Having performed the extraordinary feat of sleeping seventeen consecutive nights in the same bed, I decided that I needed a change of scene. Up at the head of the bay was a town called Santo Amaro da Purificação, where Ruben had planned to take us; but a religious festival having broken out there, he changed his mind, saying that negroes celebrating church festas do not spend money on cinemas. I went over to see whether he was right, and incidentally to revel in the “purification” attached to the town’s name.

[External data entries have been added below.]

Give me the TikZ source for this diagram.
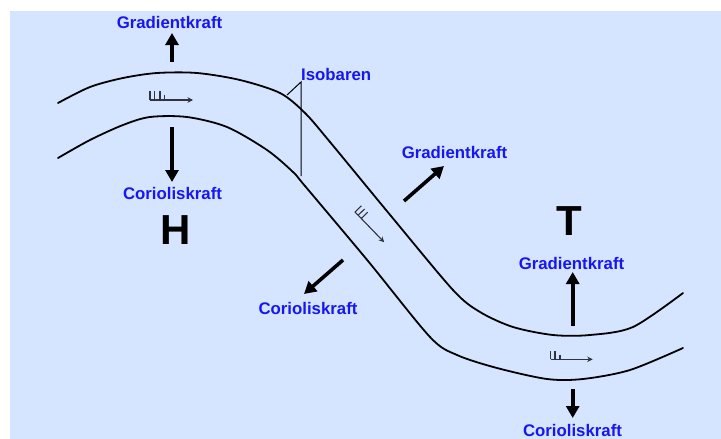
\documentclass[tikz,border=0pt]{standalone}
\usepackage{fontspec}
\setmainfont{Liberation Sans}
\usetikzlibrary{arrows.meta}
\definecolor{bgblue}{RGB}{214,229,255}
\definecolor{lblblue}{RGB}{22,22,245}
\definecolor{flowgray}{RGB}{50,50,62}
\begin{document}
\begin{tikzpicture}[x=1pt,y=-1pt,
  lab/.style={text=lblblue, font=\fontsize{16.8}{18}\selectfont\bfseries, inner sep=0pt},
  big/.style={font=\fontsize{42}{44}\selectfont\bfseries, inner sep=0pt},
  isobar/.style={line width=1.8pt, line join=round, line cap=round},
  force/.style={line width=3.6pt, -{Triangle[width=13pt,length=12pt]}},
  leader/.style={line width=1pt},
  flowline/.style={draw=flowgray, line width=1.1pt},
  flowarrow/.style={draw=flowgray, line width=1.1pt, -{Stealth[length=5.5pt,width=5.5pt]}}]
\fill[white] (0,0) rectangle (721,439);
\fill[bgblue] (10,11) rectangle (721,439);
\useasboundingbox (0,0) rectangle (721,439);

% isobars
\draw[isobar] plot[smooth, tension=0.5] coordinates {(58,103) (90,87) (123,78) (157,73) (197,73) (240,80) (280,93) (305,113) (330,142) (391,216) (453,290) (480,312) (513,327) (553,335) (590,335) (633,327) (683,293)};
\draw[isobar] plot[smooth, tension=0.5] coordinates {(58,158) (90,140) (123,125) (150,117) (187,117) (227,127) (267,150) (293,172) (305,186) (368,261) (430,337) (457,355) (497,368) (547,379) (583,379) (630,370) (683,348)};

% labels
\node[lab] (g1) at (169.5,22) {Gradientkraft};
\node[lab] (c1) at (172.5,193) {Corioliskraft};
\node[big] (h) at (175.5,230) {H};
\node[lab, anchor=south west] (iso) at (301,81) {Isobaren};
\node[lab] (g2) at (454.5,152) {Gradientkraft};
\node[lab] (c2) at (308,308) {Corioliskraft};
\node[big] (t) at (569.5,221.5) {T};
\node[lab] (g3) at (571.5,263) {Gradientkraft};
\node[lab] (c3) at (572.5,430) {Corioliskraft};

% leader lines for Isobaren
\coordinate (apex) at (301,82);
\coordinate (isoA) at (287,95);
\coordinate (isoB) at (301,176);
\draw[leader] (isoA) -- (apex) -- (isoB);

% force arrows
\coordinate (a1s) at (172,62);   \coordinate (a1e) at (172,33);
\coordinate (a2s) at (172,127);  \coordinate (a2e) at (172,182);
\coordinate (a3s) at (404,201);  \coordinate (a3e) at (444,166);
\coordinate (a4s) at (343,260);  \coordinate (a4e) at (304,294);
\coordinate (a5s) at (572.7,326);\coordinate (a5e) at (572.7,272);
\coordinate (a6s) at (572.7,389);\coordinate (a6e) at (572.7,418);
\draw[force] (a1s) -- (a1e);
\draw[force] (a2s) -- (a2e);
\draw[force] (a3s) -- (a3e);
\draw[force] (a4s) -- (a4e);
\draw[force] (a5s) -- (a5e);
\draw[force] (a6s) -- (a6e);

% wind symbols
\begin{scope}[shift={(150,100)}]
  \draw[flowarrow] (0,0) -- (43,0);
  \draw[flowline] (0,0) -- (0,-9) (4.5,0) -- (4.5,-9) (10,0) -- (10,-9) (14.5,0) -- (14.5,-5);
\end{scope}
\begin{scope}[shift={(355,212)}, rotate=-46]
  \draw[flowarrow] (0,0) -- (42,0);
  \draw[flowline] (0,0) -- (0,-9) (4.5,0) -- (4.5,-9) (9,0) -- (9,-9);
\end{scope}
\begin{scope}[shift={(550.7,359.3)}]
  \draw[flowarrow] (0,0) -- (42,0);
  \draw[flowline] (0,0) -- (0,-8) (4.3,0) -- (4.3,-8) (9.3,0) -- (9.3,-4);
\end{scope}
\end{tikzpicture}
\end{document}
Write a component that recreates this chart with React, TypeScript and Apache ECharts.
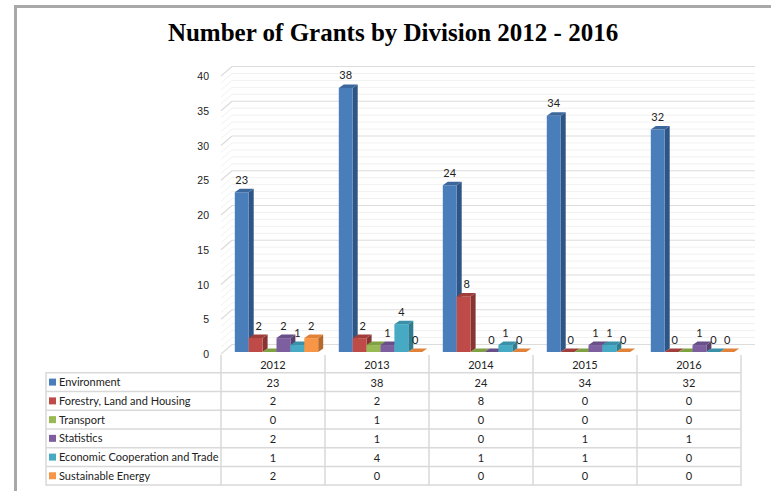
import React, { useEffect, useRef } from "react";
import * as echarts from "echarts";

const titleText = "Number of Grants by Division 2012 - 2016";
const years = ["2012", "2013", "2014", "2015", "2016"];
const divisions = [
  "Environment",
  "Forestry, Land and Housing",
  "Transport",
  "Statistics",
  "Economic Cooperation and Trade",
  "Sustainable Energy",
];
const environment = [23, 38, 24, 34, 32];
const forestry = [2, 2, 8, 0, 0];
const transport = [0, 1, 0, 0, 0];
const statistics = [2, 1, 0, 1, 1];
const economic = [1, 4, 1, 1, 0];
const sustainable = [2, 0, 0, 0, 0];
const seriesValues = [environment, forestry, transport, statistics, economic, sustainable];
const seriesLabelled = [true, true, false, true, true, true];
const frontColors = ["#4a7ebb", "#be4b48", "#98b954", "#7d5fa0", "#46aac5", "#f79646"];
const sideColors = ["#2f5486", "#873432", "#6c843a", "#574270", "#2f7c90", "#b56a2c"];
const topColors = ["#3c679d", "#a03e3c", "#80a044", "#684f88", "#3a90a8", "#e0823a"];
const majorTicks = [0, 5, 10, 15, 20, 25, 30, 35, 40];
const minorTicks = [
  1, 2, 3, 4, 6, 7, 8, 9, 11, 12, 13, 14, 16, 17, 18, 19, 21, 22, 23, 24, 26, 27, 28, 29, 31, 32,
  33, 34, 36, 37, 38, 39,
];

const LABEL_FONT = "Lato, Carlito, sans-serif";
const BAR_W = 13.9;
const DX = 5;
const DY = 3.5;

function wallItem(color: string, width: number) {
  return (_p: any, api: any) => {
    const y = api.coord([0, api.value(1)])[1];
    return {
      type: "group",
      silent: true,
      children: [
        {
          type: "line",
          shape: { x1: 232, y1: y - 9.5, x2: 755, y2: y - 9.5 },
          style: { stroke: color, lineWidth: width },
        },
        {
          type: "line",
          shape: { x1: 221, y1: y, x2: 232, y2: y - 9.5 },
          style: { stroke: color, lineWidth: width },
        },
      ],
    };
  };
}

function barItem(i: number) {
  return (_p: any, api: any) => {
    const v = api.value(1);
    const [cx, y0] = api.coord([api.value(0), 0]);
    const top = api.coord([api.value(0), v])[1] - 2;
    const base = y0 - 2;
    const x1 = cx + 3.5 - (BAR_W * 6) / 2 + i * BAR_W;
    const x2 = x1 + BAR_W;
    const children: any[] = [];
    if (v > 0) {
      children.push({
        type: "polygon",
        shape: { points: [[x2, top], [x2 + DX, top - DY], [x2 + DX, base - DY], [x2, base]] },
        style: { fill: sideColors[i] },
      });
      children.push({
        type: "rect",
        shape: { x: x1, y: top, width: BAR_W, height: base - top },
        style: { fill: frontColors[i] },
      });
    }
    children.push({
      type: "polygon",
      shape: { points: [[x1, top], [x1 + DX, top - DY], [x2 + DX, top - DY], [x2, top]] },
      style: { fill: topColors[i] },
    });
    if (seriesLabelled[i]) {
      children.push({
        type: "text",
        style: {
          text: String(v),
          x: (x1 + x2) / 2 + (i === 1 ? 3 : 0),
          y: top - 13,
          textAlign: "center",
          textVerticalAlign: "middle",
          font: `11px ${LABEL_FONT}`,
          fill: "#222222",
        },
      });
    }
    return { type: "group", silent: true, children };
  };
}

function tableGraphics() {
  const colX = [221, 325, 429, 533, 637, 741];
  const rowY = [372.7, 391.5, 410.3, 429, 447.7, 466.5, 485];
  const line = "#d9d9d9";
  const els: any[] = [];
  rowY.forEach((y) =>
    els.push({ type: "line", shape: { x1: 46, y1: y, x2: 741, y2: y }, style: { stroke: line, lineWidth: 1.5 } })
  );
  colX.forEach((x) =>
    els.push({ type: "line", shape: { x1: x, y1: 355, x2: x, y2: 485.7 }, style: { stroke: line, lineWidth: 1.5 } })
  );
  els.push({ type: "line", shape: { x1: 46, y1: 372, x2: 46, y2: 485.7 }, style: { stroke: line, lineWidth: 1.5 } });
  divisions.forEach((name, r) => {
    const cy = (rowY[r] + rowY[r + 1]) / 2;
    els.push({ type: "rect", shape: { x: 49, y: cy - 3.5, width: 7, height: 7 }, style: { fill: frontColors[r] } });
    els.push({
      type: "text",
      style: { text: name, x: 59, y: cy - 0.5, textVerticalAlign: "middle", font: `11px ${LABEL_FONT}`, fill: "#222222" },
    });
    seriesValues[r].forEach((v, c) => {
      els.push({
        type: "text",
        style: {
          text: String(v),
          x: (colX[c] + colX[c + 1]) / 2,
          y: cy,
          textAlign: "center",
          textVerticalAlign: "middle",
          font: `11px ${LABEL_FONT}`,
          fill: "#222222",
        },
      });
    });
  });
  return els;
}

export default function App() {
  const ref = useRef<HTMLDivElement>(null);
  useEffect(() => {
    const chart = echarts.init(ref.current!, undefined, { renderer: "svg" });
    chart.setOption({
      animation: false,
      backgroundColor: "#ffffff",
      title: {
        text: titleText,
        left: 388,
        top: 15,
        textAlign: "center",
        textStyle: { fontFamily: "Liberation Serif", fontWeight: "bold", fontSize: 25, color: "#000000" },
      },
      grid: { left: 221, width: 520, top: 76, height: 278 },
      xAxis: {
        type: "category",
        data: years,
        axisLine: { show: false },
        axisTick: { show: false },
        axisLabel: { margin: 5, fontFamily: LABEL_FONT, fontSize: 11, color: "#222222" },
      },
      yAxis: {
        type: "value",
        min: 0,
        max: 40,
        interval: 5,
        splitLine: { show: false },
        axisLine: { show: false },
        axisTick: { show: false },
        axisLabel: { margin: 12, fontFamily: "Liberation Sans", fontSize: 10.5, color: "#222222" },
      },
      series: [
        {
          type: "custom",
          clip: false,
          silent: true,
          renderItem: wallItem("#f1f1f1", 1),
          data: minorTicks.map((v) => [0, v]),
        },
        {
          type: "custom",
          clip: false,
          silent: true,
          renderItem: wallItem("#dcdcdc", 1.2),
          data: majorTicks.map((v) => [0, v]),
        },
        ...divisions.map((name, i) => ({
          type: "custom",
          name,
          clip: false,
          silent: true,
          renderItem: barItem(i),
          data: seriesValues[i].map((v, c) => [c, v]),
        })),
      ],
      graphic: [
        { type: "rect", silent: true, shape: { x: 14, y: 5, width: 757, height: 3 }, style: { fill: "#a8a8a8" } },
        { type: "rect", silent: true, shape: { x: 14, y: 5, width: 3, height: 486 }, style: { fill: "#a8a8a8" } },
        { type: "group", silent: true, children: tableGraphics() },
      ],
    });
    return () => chart.dispose();
  }, []);
  return <div ref={ref} style={{ position: "absolute", left: 0, top: 0, width: 771, height: 491 }} />;
}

One of the little steamers of the “Navegação Bahiana” that sail the bay, leaving three times a week for most of the towns around it, departed at high tide with a considerable crowd bound for the festa. It was hot under the lee of the land, but once out on the blue water nothing could have been more pleasant, at least in so far as weather was concerned. We stopped at three towns on as many islands and passed many smaller ones along the base of the bay shore, almost everywhere piled up in hundred-foot cliffs. The soil, even on the smallest islands, was of that deep-red color common to much of Brazil, and royal palms lifted their proud heads over a reed-and-mud negro hut on many a little island. We picked up festa-dressed passengers at several villages. Perhaps one out of twenty of my fellow-travelers showed no traces of negro ancestry. Bad teeth were universal among them, more unsightly still in the case of those with a smile like a flash of a brass-shop window, who could afford the ministrations of the wandering “dentists” that inflict interior Brazil.